● **DIRECTIONS FOR THIS TASK**
Pictures excluded, return the lines below from the first through the line holding "const yTicks = [0, 50, 100, 150];".

● **DATA BLOCK**
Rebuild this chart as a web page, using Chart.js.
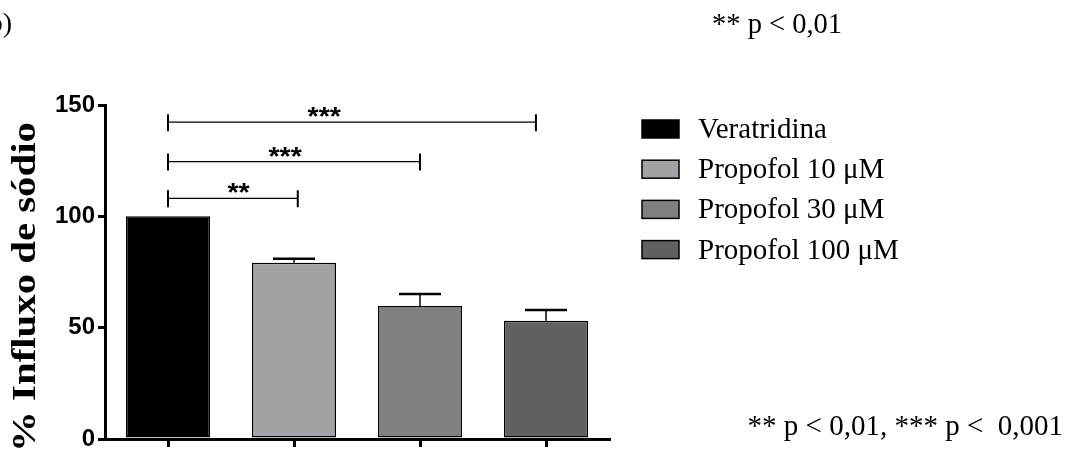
<!DOCTYPE html>
<html>
<head>
<meta charset="utf-8">
<script src="https://cdn.jsdelivr.net/npm/chart.js@4.4.0/dist/chart.umd.min.js"></script>
<style>
  html, body { margin: 0; padding: 0; background: #fff; }
  #wrap { position: relative; width: 1071px; height: 462px; }
</style>
</head>
<body>
<div id="wrap"><canvas id="influxChart" width="1071" height="462"></canvas></div>
<script>
// Data
const categories = ['Veratridina', 'Propofol 10 μM', 'Propofol 30 μM', 'Propofol 100 μM'];
const influx = [100, 79.2, 59.7, 53.1];
const sem = [0, 1.7, 5.4, 4.8];
const barColors = ['#000000', '#a3a2a6', '#808080', '#616161'];
const yTicks = [0, 50, 100, 150];

// Significance brackets (category index positions, value level, label)
const bracketFrom = [0, 0, 0];
const bracketTo = [1.03, 2.0, 2.92];
const bracketLevel = [108.1, 124.6, 142.3];
const bracketLabel = ['**', '***', '***'];
const bracketLabelAt = [0.56, 0.93, 1.24];

const yTitle = '% Influxo de sódio';
const panelLabel = '(b)';
const noteTop = '** p < 0,01';
const noteBottom = '** p < 0,01, *** p <  0,001';

const SERIF = '"Liberation Serif", "Times New Roman", Times, serif';

function drawText(ctx, text, x, y, font, align, sx) {
    ctx.save();
    ctx.translate(x, y);
    ctx.scale(sx, 1);
    ctx.font = font;
    ctx.textAlign = align;
    ctx.textBaseline = 'alphabetic';
    ctx.fillStyle = '#000';
    ctx.fillText(text, 0, 0);
    ctx.restore();
}

const extras = {
    id: 'extras',
    afterDatasetsDraw(chart) {
        const ctx = chart.ctx;
        const x = chart.scales.x;
        const y = chart.scales.y;
        const meta = chart.getDatasetMeta(0);

        // error bars (upper whisker only)
        ctx.save();
        ctx.strokeStyle = '#000';
        meta.data.forEach((bar, i) => {
            if (!sem[i]) return;
            const top = y.getPixelForValue(influx[i] + sem[i]);
            const capHalf = bar.width / 4;
            ctx.lineWidth = 1.5;
            ctx.beginPath();
            ctx.moveTo(bar.x, bar.y);
            ctx.lineTo(bar.x, top);
            ctx.stroke();
            ctx.lineWidth = 2.5;
            ctx.beginPath();
            ctx.moveTo(bar.x - capHalf, top);
            ctx.lineTo(bar.x + capHalf, top);
            ctx.stroke();
        });

        // significance brackets
        bracketLevel.forEach((lv, i) => {
            const x0 = x.getPixelForValue(bracketFrom[i]);
            const x1 = x.getPixelForValue(bracketTo[i]);
            const yy = y.getPixelForValue(lv);
            ctx.lineWidth = 1.3;
            ctx.beginPath();
            ctx.moveTo(x0, yy);
            ctx.lineTo(x1, yy);
            ctx.stroke();
            ctx.lineWidth = 2;
            ctx.beginPath();
            ctx.moveTo(x0, yy - 8);
            ctx.lineTo(x0, yy + 9);
            ctx.moveTo(x1, yy - 8);
            ctx.lineTo(x1, yy + 9);
            ctx.stroke();
            drawText(ctx, bracketLabel[i], x.getPixelForValue(bracketLabelAt[i]), yy + 3,
                'bold 26px "Liberation Sans", Arial, sans-serif', 'center', 1.1);
        });
        ctx.restore();
    },
    afterDraw(chart) {
        const ctx = chart.ctx;
        const area = chart.chartArea;

        // y axis title, rotated
        ctx.save();
        ctx.translate(35, 287);
        ctx.rotate(-Math.PI / 2);
        drawText(ctx, yTitle, 0, 0, 'bold 34px ' + SERIF, 'center', 1.2);
        ctx.restore();

        // legend
        const lx = area.right + 33;
        categories.forEach((c, i) => {
            const cy = 129 + i * 40.2;
            ctx.save();
            ctx.fillStyle = barColors[i];
            ctx.fillRect(lx, cy - 9, 37, 18);
            ctx.strokeStyle = '#000';
            ctx.lineWidth = 1.5;
            ctx.strokeRect(lx, cy - 9, 37, 18);
            ctx.restore();
            drawText(ctx, c, lx + 56, cy + 9, '29px ' + SERIF, 'left', 1);
        });

        // panel label and notes
        drawText(ctx, panelLabel, 12, 32, '28px ' + SERIF, 'right', 1);
        drawText(ctx, noteTop, 712, 33, '28.5px ' + SERIF, 'left', 1);
        drawText(ctx, noteBottom, 1063, 435, '29px ' + SERIF, 'right', 1);
    }
};

const ctx = document.getElementById('influxChart').getContext('2d');
new Chart(ctx, {
    type: 'bar',
    data: {
        labels: categories,
        datasets: [{
            data: influx,
            backgroundColor: barColors,
            borderColor: '#000',
            borderWidth: 1.5,
            borderSkipped: false,
            barPercentage: 0.667,
            categoryPercentage: 1.0
        }]
    },
    options: {
        responsive: false,
        animation: false,
        events: [],
        layout: {
            padding: { top: 105, right: 462, bottom: 0, left: 0 }
        },
        scales: {
            x: {
                grid: {
                    offset: false,
                    drawOnChartArea: false,
                    drawTicks: true,
                    tickLength: 8,
                    color: '#000',
                    lineWidth: 3
                },
                border: { display: true, color: '#000', width: 3 },
                ticks: { display: false },
                afterFit: (scale) => { scale.height = 23; }
            },
            y: {
                min: 0,
                max: 150,
                afterBuildTicks: (scale) => { scale.ticks = yTicks.map(v => ({ value: v })); },
                grid: {
                    drawOnChartArea: false,
                    drawTicks: true,
                    tickLength: 7,
                    color: '#000',
                    lineWidth: 3
                },
                border: { display: true, color: '#000', width: 3 },
                ticks: {
                    color: '#000',
                    padding: 3,
                    font: { family: '"Liberation Sans", Arial, sans-serif', size: 24, weight: 'bold' }
                },
                afterFit: (scale) => { scale.width = 105; }
            }
        },
        plugins: {
            legend: { display: false },
            tooltip: { enabled: false }
        }
    },
    plugins: [extras]
});
</script>
</body>
</html>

● **REPLY**
Rebuild this chart as a web page, using Chart.js.
<!DOCTYPE html>
<html>
<head>
<meta charset="utf-8">
<script src="https://cdn.jsdelivr.net/npm/chart.js@4.4.0/dist/chart.umd.min.js"></script>
<style>
  html, body { margin: 0; padding: 0; background: #fff; }
  #wrap { position: relative; width: 1071px; height: 462px; }
</style>
</head>
<body>
<div id="wrap"><canvas id="influxChart" width="1071" height="462"></canvas></div>
<script>
// Data
const categories = ['Veratridina', 'Propofol 10 μM', 'Propofol 30 μM', 'Propofol 100 μM'];
const influx = [100, 79.2, 59.7, 53.1];
const sem = [0, 1.7, 5.4, 4.8];
const barColors = ['#000000', '#a3a2a6', '#808080', '#616161'];
const yTicks = [0, 50, 100, 150];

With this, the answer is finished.